# Data shown
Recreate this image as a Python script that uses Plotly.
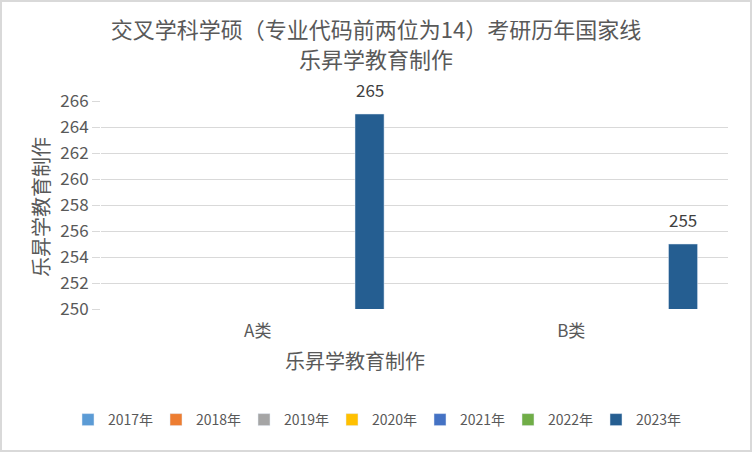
import plotly.graph_objects as go

categories = ["A类", "B类"]
years = ["2017年", "2018年", "2019年", "2020年", "2021年", "2022年", "2023年"]
values = {
    "2017年": [None, None],
    "2018年": [None, None],
    "2019年": [None, None],
    "2020年": [None, None],
    "2021年": [None, None],
    "2022年": [None, None],
    "2023年": [265, 255],
}
colors = ["#5B9BD5", "#ED7D31", "#A5A5A5", "#FFC000", "#4472C4", "#70AD47", "#255E91"]
y_ticks = list(range(250, 267, 2))
title_line1 = "交叉学科学硕（专业代码前两位为14）考研历年国家线"
title_line2 = "乐昇学教育制作"

FONT = "Noto Sans CJK SC, Noto Sans, sans-serif"
W, H = 752, 452
ML, MR, MT, MB = 101, 24, 101, 143
PW, PH = W - ML - MR, H - MT - MB
BARGAP, GROUPGAP = 0.168, 0.22

fig = go.Figure()
for yr, col in zip(years, colors):
    vals = values[yr]
    fig.add_trace(go.Bar(x=categories, y=vals, name=yr, marker_color=col))

# data labels above bars, positioned through the category axis
n = len(years)
slot = PW / len(categories) * (1 - BARGAP) / n
for i, yr in enumerate(years):
    for cat, v in zip(categories, values[yr]):
        if v is None:
            continue
        fig.add_annotation(x=cat, y=v, xref="x", yref="y", text=str(v),
                           showarrow=False, xshift=(i - (n - 1) / 2) * slot,
                           yshift=25, yanchor="middle",
                           font=dict(size=17, color="#404040", family=FONT))

fig.update_layout(
    width=W, height=H,
    margin=dict(l=ML, r=MR, t=MT, b=MB, autoexpand=False),
    paper_bgcolor="white", plot_bgcolor="white",
    barmode="group", bargap=BARGAP, bargroupgap=GROUPGAP,
    font=dict(family=FONT, color="#595959"),
    title=dict(
        text=title_line1,
        x=0.5, xref="container", xanchor="center",
        y=1 - 30 / H, yref="container", yanchor="middle",
        font=dict(size=22, color="#595959", family=FONT),
    ),
    xaxis=dict(showgrid=False, showline=False, ticks="", ticklabelstandoff=10,
               tickfont=dict(size=17, color="#595959", family=FONT)),
    yaxis=dict(range=[250, 266], tickvals=y_ticks, showgrid=True,
               gridcolor="#D9D9D9", gridwidth=1.3, zeroline=False,
               showline=False, ticks="outside", ticklen=8, tickcolor="#D9D9D9",
               tickfont=dict(size=17, color="#595959", family=FONT)),
    legend=dict(orientation="h", x=0.5, xref="container", xanchor="center",
                y=(H - 420) / H, yref="container", yanchor="middle",
                font=dict(size=14, color="#595959", family=FONT),
                itemwidth=30, entrywidth=43, traceorder="normal"),
    showlegend=True,
)

fig.add_annotation(text=title_line2, xref="paper", yref="paper",
                   x=(376 - ML) / PW, y=(MT + PH - 58) / PH,
                   xanchor="center", yanchor="middle",
                   showarrow=False, font=dict(size=22, color="#595959", family=FONT))
fig.add_annotation(text="乐昇学教育制作", xref="paper", yref="paper",
                   x=(355 - ML) / PW, y=(MT + PH - 360) / PH,
                   xanchor="center", yanchor="middle",
                   showarrow=False, font=dict(size=20, color="#595959", family=FONT))
fig.add_annotation(text="乐昇学教育制作", xref="paper", yref="paper",
                   x=(40 - ML) / PW, y=(MT + PH - 207) / PH, textangle=-90,
                   xanchor="center", yanchor="middle",
                   showarrow=False, font=dict(size=20, color="#595959", family=FONT))

fig.add_shape(type="rect", xref="paper", yref="paper",
              x0=(1 - ML) / PW, x1=(W - 1 - ML) / PW,
              y0=(MT + PH - (H - 1)) / PH, y1=(MT + PH - 1) / PH,
              line=dict(color="#D9D9D9", width=2), layer="below")

fig.write_html("out.html")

# Exercise
Return the material line for line, from its beginning to the line that contains "y=vals, name=yr, marker_color=col))", with the pictures left out.

# Problem solution
Recreate this image as a Python script that uses Plotly.
import plotly.graph_objects as go

categories = ["A类", "B类"]
years = ["2017年", "2018年", "2019年", "2020年", "2021年", "2022年", "2023年"]
values = {
    "2017年": [None, None],
    "2018年": [None, None],
    "2019年": [None, None],
    "2020年": [None, None],
    "2021年": [None, None],
    "2022年": [None, None],
    "2023年": [265, 255],
}
colors = ["#5B9BD5", "#ED7D31", "#A5A5A5", "#FFC000", "#4472C4", "#70AD47", "#255E91"]
y_ticks = list(range(250, 267, 2))
title_line1 = "交叉学科学硕（专业代码前两位为14）考研历年国家线"
title_line2 = "乐昇学教育制作"

FONT = "Noto Sans CJK SC, Noto Sans, sans-serif"
W, H = 752, 452
ML, MR, MT, MB = 101, 24, 101, 143
PW, PH = W - ML - MR, H - MT - MB
BARGAP, GROUPGAP = 0.168, 0.22

fig = go.Figure()
for yr, col in zip(years, colors):
    vals = values[yr]
    fig.add_trace(go.Bar(x=categories, y=vals, name=yr, marker_color=col))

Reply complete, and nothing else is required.